= Source data =
++++++++
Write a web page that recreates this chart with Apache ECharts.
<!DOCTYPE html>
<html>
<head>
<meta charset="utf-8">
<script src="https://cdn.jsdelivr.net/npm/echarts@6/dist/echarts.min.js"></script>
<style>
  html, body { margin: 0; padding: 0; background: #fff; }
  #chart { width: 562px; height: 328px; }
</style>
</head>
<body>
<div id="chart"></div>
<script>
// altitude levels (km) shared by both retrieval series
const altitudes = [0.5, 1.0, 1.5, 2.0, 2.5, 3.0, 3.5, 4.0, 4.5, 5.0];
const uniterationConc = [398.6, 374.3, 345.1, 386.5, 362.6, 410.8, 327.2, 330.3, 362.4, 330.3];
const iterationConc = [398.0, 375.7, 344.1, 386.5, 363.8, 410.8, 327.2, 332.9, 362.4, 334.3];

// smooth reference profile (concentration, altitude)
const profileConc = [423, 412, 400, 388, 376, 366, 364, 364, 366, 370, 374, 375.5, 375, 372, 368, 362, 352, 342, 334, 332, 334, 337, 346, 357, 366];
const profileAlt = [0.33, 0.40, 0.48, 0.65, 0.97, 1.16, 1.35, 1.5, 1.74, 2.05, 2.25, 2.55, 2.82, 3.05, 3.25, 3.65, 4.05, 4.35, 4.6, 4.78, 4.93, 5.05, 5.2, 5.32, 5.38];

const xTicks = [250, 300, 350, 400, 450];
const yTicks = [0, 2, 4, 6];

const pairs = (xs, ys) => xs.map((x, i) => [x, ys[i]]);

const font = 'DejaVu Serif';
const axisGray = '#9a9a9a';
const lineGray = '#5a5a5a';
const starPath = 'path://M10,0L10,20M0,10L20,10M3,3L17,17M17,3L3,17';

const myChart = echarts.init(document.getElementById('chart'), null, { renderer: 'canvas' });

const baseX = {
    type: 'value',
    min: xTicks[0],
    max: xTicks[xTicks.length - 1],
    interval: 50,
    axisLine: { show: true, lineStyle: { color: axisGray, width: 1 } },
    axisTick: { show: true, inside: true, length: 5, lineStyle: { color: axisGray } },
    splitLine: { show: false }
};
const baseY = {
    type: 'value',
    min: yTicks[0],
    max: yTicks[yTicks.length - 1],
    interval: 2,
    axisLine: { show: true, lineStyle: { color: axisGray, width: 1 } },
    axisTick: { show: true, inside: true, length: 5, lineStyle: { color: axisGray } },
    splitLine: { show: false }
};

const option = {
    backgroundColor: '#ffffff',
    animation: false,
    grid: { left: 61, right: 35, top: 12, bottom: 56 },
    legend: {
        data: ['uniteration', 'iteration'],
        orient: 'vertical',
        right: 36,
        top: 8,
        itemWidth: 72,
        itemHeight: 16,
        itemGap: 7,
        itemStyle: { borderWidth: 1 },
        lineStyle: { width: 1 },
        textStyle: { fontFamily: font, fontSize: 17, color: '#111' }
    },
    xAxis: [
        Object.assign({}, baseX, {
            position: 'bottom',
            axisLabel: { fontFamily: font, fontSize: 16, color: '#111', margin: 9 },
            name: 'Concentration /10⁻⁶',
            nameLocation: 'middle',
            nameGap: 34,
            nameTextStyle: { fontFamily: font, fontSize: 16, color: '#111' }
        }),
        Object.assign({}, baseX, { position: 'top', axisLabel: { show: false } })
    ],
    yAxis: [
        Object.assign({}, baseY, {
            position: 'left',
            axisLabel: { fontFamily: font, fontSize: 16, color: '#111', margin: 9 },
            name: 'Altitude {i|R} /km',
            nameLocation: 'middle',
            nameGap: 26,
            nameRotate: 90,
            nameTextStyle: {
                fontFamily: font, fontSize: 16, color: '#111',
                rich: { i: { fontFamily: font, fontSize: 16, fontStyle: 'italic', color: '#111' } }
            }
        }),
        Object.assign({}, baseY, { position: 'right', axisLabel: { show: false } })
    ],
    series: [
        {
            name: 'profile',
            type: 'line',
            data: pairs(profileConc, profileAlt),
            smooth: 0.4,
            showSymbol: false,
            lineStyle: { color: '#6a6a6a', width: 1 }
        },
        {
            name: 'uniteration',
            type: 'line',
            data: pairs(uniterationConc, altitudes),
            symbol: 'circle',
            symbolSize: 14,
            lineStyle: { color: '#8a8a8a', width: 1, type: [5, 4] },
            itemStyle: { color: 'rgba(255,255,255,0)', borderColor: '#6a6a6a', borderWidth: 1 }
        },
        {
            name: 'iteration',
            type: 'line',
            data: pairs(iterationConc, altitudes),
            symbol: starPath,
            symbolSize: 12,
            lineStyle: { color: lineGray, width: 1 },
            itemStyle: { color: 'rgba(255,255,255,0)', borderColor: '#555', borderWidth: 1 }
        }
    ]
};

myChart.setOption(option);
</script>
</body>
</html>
++++++++
= Do this =
Copy, please, exactly the lines that start at the first line of the data and end at the line containing "const pairs = (xs, ys)", both kept and no others.

= Solution for this problem =
Write a web page that recreates this chart with Apache ECharts.
<!DOCTYPE html>
<html>
<head>
<meta charset="utf-8">
<script src="https://cdn.jsdelivr.net/npm/echarts@6/dist/echarts.min.js"></script>
<style>
  html, body { margin: 0; padding: 0; background: #fff; }
  #chart { width: 562px; height: 328px; }
</style>
</head>
<body>
<div id="chart"></div>
<script>
// altitude levels (km) shared by both retrieval series
const altitudes = [0.5, 1.0, 1.5, 2.0, 2.5, 3.0, 3.5, 4.0, 4.5, 5.0];
const uniterationConc = [398.6, 374.3, 345.1, 386.5, 362.6, 410.8, 327.2, 330.3, 362.4, 330.3];
const iterationConc = [398.0, 375.7, 344.1, 386.5, 363.8, 410.8, 327.2, 332.9, 362.4, 334.3];

// smooth reference profile (concentration, altitude)
const profileConc = [423, 412, 400, 388, 376, 366, 364, 364, 366, 370, 374, 375.5, 375, 372, 368, 362, 352, 342, 334, 332, 334, 337, 346, 357, 366];
const profileAlt = [0.33, 0.40, 0.48, 0.65, 0.97, 1.16, 1.35, 1.5, 1.74, 2.05, 2.25, 2.55, 2.82, 3.05, 3.25, 3.65, 4.05, 4.35, 4.6, 4.78, 4.93, 5.05, 5.2, 5.32, 5.38];

const xTicks = [250, 300, 350, 400, 450];
const yTicks = [0, 2, 4, 6];

const pairs = (xs, ys) => xs.map((x, i) => [x, ys[i]]);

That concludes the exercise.